▶ _Exercise brief_
Write out the listing below without alteration, omitting its pictures.
━━━━━━━━━━
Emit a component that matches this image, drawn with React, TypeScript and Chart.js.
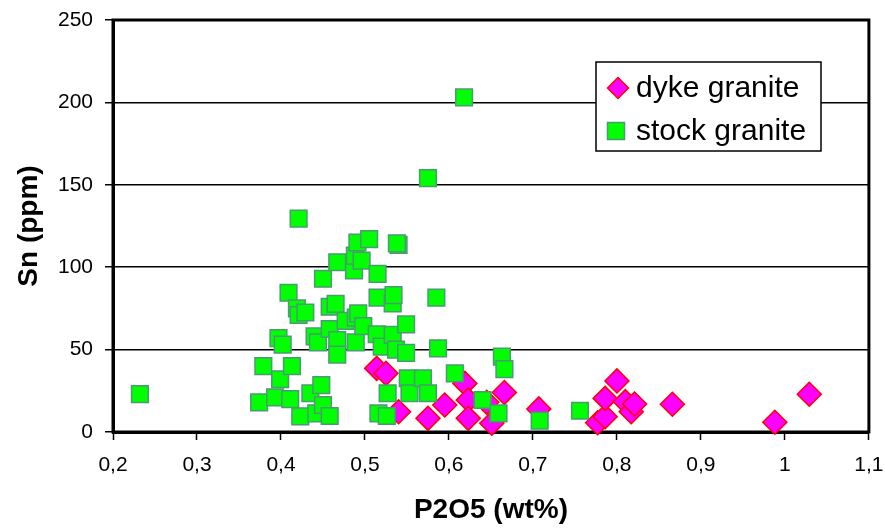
import React, { useEffect, useRef } from "react";
import { Chart, registerables } from "chart.js";

Chart.register(...registerables);

// ---- Data ----
const dykeX = [0.514, 0.525, 0.54, 0.575, 0.595, 0.619, 0.623, 0.623, 0.645, 0.651, 0.666, 0.707, 0.777, 0.786, 0.786, 0.8, 0.81, 0.817, 0.821, 0.866, 0.988, 1.029];
const dykeY = [38.6, 35.6, 12.3, 8.3, 16.4, 29.5, 19.4, 8.3, 18, 5.3, 24, 14, 5.6, 9.3, 20.4, 31, 18.4, 12.3, 17, 16.8, 5.9, 22.9];

const stockX = [0.232, 0.374, 0.379, 0.393, 0.397, 0.399, 0.402, 0.409, 0.411, 0.413, 0.419, 0.421, 0.421, 0.423, 0.429, 0.435, 0.44, 0.442, 0.444, 0.448, 0.45, 0.45, 0.458, 0.458, 0.458, 0.465, 0.467, 0.467, 0.467, 0.477, 0.487, 0.488, 0.489, 0.489, 0.491, 0.492, 0.496, 0.498, 0.505, 0.514, 0.515, 0.515, 0.516, 0.52, 0.526, 0.527, 0.533, 0.533, 0.534, 0.537, 0.54, 0.538, 0.549, 0.549, 0.551, 0.553, 0.569, 0.575, 0.575, 0.585, 0.587, 0.607, 0.618, 0.64, 0.659, 0.663, 0.666, 0.708, 0.756];
const stockY = [23, 18, 40, 21, 57, 32, 53, 84.5, 20, 40, 75, 71, 129.5, 9.5, 72.5, 23.5, 58, 11.3, 54.4, 28.5, 93, 16.4, 76, 62.5, 9.7, 77.7, 103, 55.8, 47, 67.4, 98, 107, 69.4, 54.4, 115, 72, 104, 64.3, 117, 59.3, 96, 81.5, 11.3, 51.8, 9.7, 23.5, 78, 58.9, 83, 50, 113.5, 114.5, 65.3, 48, 32.6, 23.5, 32.6, 23.5, 154, 81.5, 50.8, 35.6, 203, 19.4, 11.3, 45.7, 38.2, 6.9, 12.9];

const xTickLabels = ["0,2", "0,3", "0,4", "0,5", "0,6", "0,7", "0,8", "0,9", "1", "1,1"];
const yTickLabels = ["0", "50", "100", "150", "200", "250"];
const seriesNames = ["dyke granite", "stock granite"];

const FONT = "'Liberation Sans', Arial, sans-serif";
const MAGENTA = "#FF00FF";
const RED = "#FF0000";
const GREEN = "#00FF00";
const GREEN_BORDER = "#4a9a72";

const framePlugin = {
  id: "frame",
  beforeDatasetsDraw(chart: any) {
    const { ctx, chartArea } = chart;
    ctx.save();
    ctx.strokeStyle = "#000";
    ctx.lineWidth = 3;
    ctx.strokeRect(chartArea.left, chartArea.top, chartArea.right - chartArea.left, chartArea.bottom - chartArea.top);
    ctx.restore();
  },
};

const legendPlugin = {
  id: "boxLegend",
  afterDraw(chart: any) {
    const { ctx } = chart;
    const bx = 596, by = 62, bw = 225, bh = 89;
    ctx.save();
    ctx.fillStyle = "#fff";
    ctx.fillRect(bx, by, bw, bh);
    ctx.strokeStyle = "#000";
    ctx.lineWidth = 1.5;
    ctx.strokeRect(bx, by, bw, bh);
    // diamond
    const dx = 618, dy = 88, r = 10.5;
    ctx.beginPath();
    ctx.moveTo(dx - r, dy);
    ctx.lineTo(dx, dy - r);
    ctx.lineTo(dx + r, dy);
    ctx.lineTo(dx, dy + r);
    ctx.closePath();
    ctx.fillStyle = MAGENTA;
    ctx.fill();
    ctx.strokeStyle = RED;
    ctx.lineWidth = 1.5;
    ctx.stroke();
    // square
    const sx = 616, sy = 131, s = 17;
    ctx.fillStyle = GREEN;
    ctx.fillRect(sx - s / 2, sy - s / 2, s, s);
    ctx.strokeStyle = GREEN_BORDER;
    ctx.strokeRect(sx - s / 2, sy - s / 2, s, s);
    // text
    ctx.fillStyle = "#000";
    ctx.font = `30px ${FONT}`;
    ctx.textAlign = "left";
    ctx.textBaseline = "alphabetic";
    ctx.fillText(seriesNames[0], 636, 97);
    ctx.fillText(seriesNames[1], 636, 140);
    ctx.restore();
  },
};

export default function App() {
  const ref = useRef<HTMLCanvasElement | null>(null);

  useEffect(() => {
    if (!ref.current) return;
    const chart = new Chart(ref.current, {
      type: "scatter",
      data: {
        datasets: [
          {
            label: seriesNames[0],
            data: dykeX.map((x, i) => ({ x, y: dykeY[i] })),
            pointStyle: "rectRot",
            pointRadius: 12,
            pointBackgroundColor: MAGENTA,
            pointBorderColor: RED,
            pointBorderWidth: 1.5,
            order: 2,
            clip: false,
          },
          {
            label: seriesNames[1],
            data: stockX.map((x, i) => ({ x, y: stockY[i] })),
            pointStyle: "rect",
            pointRadius: 11.8,
            pointBackgroundColor: GREEN,
            pointBorderColor: GREEN_BORDER,
            pointBorderWidth: 1.5,
            order: 1,
            clip: false,
          },
        ] as any,
      },
      plugins: [framePlugin, legendPlugin],
      options: {
        responsive: false,
        animation: false,
        devicePixelRatio: 1,
        layout: { padding: { left: 0, top: 20, right: 16, bottom: 0 } },
        plugins: { legend: { display: false }, tooltip: { enabled: false } },
        scales: {
          x: {
            type: "linear",
            min: 0.2,
            max: 1.1,
            afterFit: (scale: any) => {
              scale.height = 97;
            },
            ticks: {
              stepSize: 0.1,
              padding: 1.5,
              color: "#000",
              font: { family: FONT, size: 21, lineHeight: 2.28 },
              maxRotation: 0,
              autoSkip: false,
              callback: (_v: any, i: number) => xTickLabels[i],
            },
            grid: {
              drawOnChartArea: false,
              drawTicks: true,
              tickLength: 8,
              tickColor: "#000",
              tickWidth: 1.5,
            },
            border: { display: true, color: "#000", width: 3 },
            title: {
              display: true,
              text: "P2O5 (wt%)",
              color: "#000",
              font: { family: FONT, size: 28, weight: "bold", lineHeight: 1 },
              padding: { top: 0, bottom: 5 },
            },
          },
          y: {
            type: "linear",
            min: 0,
            max: 250,
            afterFit: (scale: any) => {
              scale.width = 113;
            },
            ticks: {
              stepSize: 50,
              padding: 12,
              color: "#000",
              font: { family: FONT, size: 21, lineHeight: 0.6 },
              callback: (_v: any, i: number) => yTickLabels[i],
            },
            grid: {
              drawOnChartArea: true,
              color: "#000",
              lineWidth: 1.5,
              drawTicks: true,
              tickLength: 8,
              tickColor: "#000",
              tickWidth: 1.5,
            },
            border: { display: true, color: "#000", width: 3 },
            title: {
              display: true,
              text: "Sn (ppm)",
              color: "#000",
              font: { family: FONT, size: 28, weight: "bold", lineHeight: 1 },
              padding: { top: 15, bottom: 0 },
            },
          },
        },
      } as any,
    });
    return () => chart.destroy();
  }, []);

  return (
    <div style={{ position: "absolute", left: 0, top: 0, width: 885, height: 529, background: "#fff" }}>
      <canvas ref={ref} width={885} height={529} style={{ display: "block" }} />
    </div>
  );
}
━━━━━━━━━━
▶ _Task solution_
Emit a component that matches this image, drawn with React, TypeScript and Chart.js.
import React, { useEffect, useRef } from "react";
import { Chart, registerables } from "chart.js";

Chart.register(...registerables);

// ---- Data ----
const dykeX = [0.514, 0.525, 0.54, 0.575, 0.595, 0.619, 0.623, 0.623, 0.645, 0.651, 0.666, 0.707, 0.777, 0.786, 0.786, 0.8, 0.81, 0.817, 0.821, 0.866, 0.988, 1.029];
const dykeY = [38.6, 35.6, 12.3, 8.3, 16.4, 29.5, 19.4, 8.3, 18, 5.3, 24, 14, 5.6, 9.3, 20.4, 31, 18.4, 12.3, 17, 16.8, 5.9, 22.9];

const stockX = [0.232, 0.374, 0.379, 0.393, 0.397, 0.399, 0.402, 0.409, 0.411, 0.413, 0.419, 0.421, 0.421, 0.423, 0.429, 0.435, 0.44, 0.442, 0.444, 0.448, 0.45, 0.45, 0.458, 0.458, 0.458, 0.465, 0.467, 0.467, 0.467, 0.477, 0.487, 0.488, 0.489, 0.489, 0.491, 0.492, 0.496, 0.498, 0.505, 0.514, 0.515, 0.515, 0.516, 0.52, 0.526, 0.527, 0.533, 0.533, 0.534, 0.537, 0.54, 0.538, 0.549, 0.549, 0.551, 0.553, 0.569, 0.575, 0.575, 0.585, 0.587, 0.607, 0.618, 0.64, 0.659, 0.663, 0.666, 0.708, 0.756];
const stockY = [23, 18, 40, 21, 57, 32, 53, 84.5, 20, 40, 75, 71, 129.5, 9.5, 72.5, 23.5, 58, 11.3, 54.4, 28.5, 93, 16.4, 76, 62.5, 9.7, 77.7, 103, 55.8, 47, 67.4, 98, 107, 69.4, 54.4, 115, 72, 104, 64.3, 117, 59.3, 96, 81.5, 11.3, 51.8, 9.7, 23.5, 78, 58.9, 83, 50, 113.5, 114.5, 65.3, 48, 32.6, 23.5, 32.6, 23.5, 154, 81.5, 50.8, 35.6, 203, 19.4, 11.3, 45.7, 38.2, 6.9, 12.9];

const xTickLabels = ["0,2", "0,3", "0,4", "0,5", "0,6", "0,7", "0,8", "0,9", "1", "1,1"];
const yTickLabels = ["0", "50", "100", "150", "200", "250"];
const seriesNames = ["dyke granite", "stock granite"];

const FONT = "'Liberation Sans', Arial, sans-serif";
const MAGENTA = "#FF00FF";
const RED = "#FF0000";
const GREEN = "#00FF00";
const GREEN_BORDER = "#4a9a72";

const framePlugin = {
  id: "frame",
  beforeDatasetsDraw(chart: any) {
    const { ctx, chartArea } = chart;
    ctx.save();
    ctx.strokeStyle = "#000";
    ctx.lineWidth = 3;
    ctx.strokeRect(chartArea.left, chartArea.top, chartArea.right - chartArea.left, chartArea.bottom - chartArea.top);
    ctx.restore();
  },
};

const legendPlugin = {
  id: "boxLegend",
  afterDraw(chart: any) {
    const { ctx } = chart;
    const bx = 596, by = 62, bw = 225, bh = 89;
    ctx.save();
    ctx.fillStyle = "#fff";
    ctx.fillRect(bx, by, bw, bh);
    ctx.strokeStyle = "#000";
    ctx.lineWidth = 1.5;
    ctx.strokeRect(bx, by, bw, bh);
    // diamond
    const dx = 618, dy = 88, r = 10.5;
    ctx.beginPath();
    ctx.moveTo(dx - r, dy);
    ctx.lineTo(dx, dy - r);
    ctx.lineTo(dx + r, dy);
    ctx.lineTo(dx, dy + r);
    ctx.closePath();
    ctx.fillStyle = MAGENTA;
    ctx.fill();
    ctx.strokeStyle = RED;
    ctx.lineWidth = 1.5;
    ctx.stroke();
    // square
    const sx = 616, sy = 131, s = 17;
    ctx.fillStyle = GREEN;
    ctx.fillRect(sx - s / 2, sy - s / 2, s, s);
    ctx.strokeStyle = GREEN_BORDER;
    ctx.strokeRect(sx - s / 2, sy - s / 2, s, s);
    // text
    ctx.fillStyle = "#000";
    ctx.font = `30px ${FONT}`;
    ctx.textAlign = "left";
    ctx.textBaseline = "alphabetic";
    ctx.fillText(seriesNames[0], 636, 97);
    ctx.fillText(seriesNames[1], 636, 140);
    ctx.restore();
  },
};

export default function App() {
  const ref = useRef<HTMLCanvasElement | null>(null);

  useEffect(() => {
    if (!ref.current) return;
    const chart = new Chart(ref.current, {
      type: "scatter",
      data: {
        datasets: [
          {
            label: seriesNames[0],
            data: dykeX.map((x, i) => ({ x, y: dykeY[i] })),
            pointStyle: "rectRot",
            pointRadius: 12,
            pointBackgroundColor: MAGENTA,
            pointBorderColor: RED,
            pointBorderWidth: 1.5,
            order: 2,
            clip: false,
          },
          {
            label: seriesNames[1],
            data: stockX.map((x, i) => ({ x, y: stockY[i] })),
            pointStyle: "rect",
            pointRadius: 11.8,
            pointBackgroundColor: GREEN,
            pointBorderColor: GREEN_BORDER,
            pointBorderWidth: 1.5,
            order: 1,
            clip: false,
          },
        ] as any,
      },
      plugins: [framePlugin, legendPlugin],
      options: {
        responsive: false,
        animation: false,
        devicePixelRatio: 1,
        layout: { padding: { left: 0, top: 20, right: 16, bottom: 0 } },
        plugins: { legend: { display: false }, tooltip: { enabled: false } },
        scales: {
          x: {
            type: "linear",
            min: 0.2,
            max: 1.1,
            afterFit: (scale: any) => {
              scale.height = 97;
            },
            ticks: {
              stepSize: 0.1,
              padding: 1.5,
              color: "#000",
              font: { family: FONT, size: 21, lineHeight: 2.28 },
              maxRotation: 0,
              autoSkip: false,
              callback: (_v: any, i: number) => xTickLabels[i],
            },
            grid: {
              drawOnChartArea: false,
              drawTicks: true,
              tickLength: 8,
              tickColor: "#000",
              tickWidth: 1.5,
            },
            border: { display: true, color: "#000", width: 3 },
            title: {
              display: true,
              text: "P2O5 (wt%)",
              color: "#000",
              font: { family: FONT, size: 28, weight: "bold", lineHeight: 1 },
              padding: { top: 0, bottom: 5 },
            },
          },
          y: {
            type: "linear",
            min: 0,
            max: 250,
            afterFit: (scale: any) => {
              scale.width = 113;
            },
            ticks: {
              stepSize: 50,
              padding: 12,
              color: "#000",
              font: { family: FONT, size: 21, lineHeight: 0.6 },
              callback: (_v: any, i: number) => yTickLabels[i],
            },
            grid: {
              drawOnChartArea: true,
              color: "#000",
              lineWidth: 1.5,
              drawTicks: true,
              tickLength: 8,
              tickColor: "#000",
              tickWidth: 1.5,
            },
            border: { display: true, color: "#000", width: 3 },
            title: {
              display: true,
              text: "Sn (ppm)",
              color: "#000",
              font: { family: FONT, size: 28, weight: "bold", lineHeight: 1 },
              padding: { top: 15, bottom: 0 },
            },
          },
        },
      } as any,
    });
    return () => chart.destroy();
  }, []);

  return (
    <div style={{ position: "absolute", left: 0, top: 0, width: 885, height: 529, background: "#fff" }}>
      <canvas ref={ref} width={885} height={529} style={{ display: "block" }} />
    </div>
  );
}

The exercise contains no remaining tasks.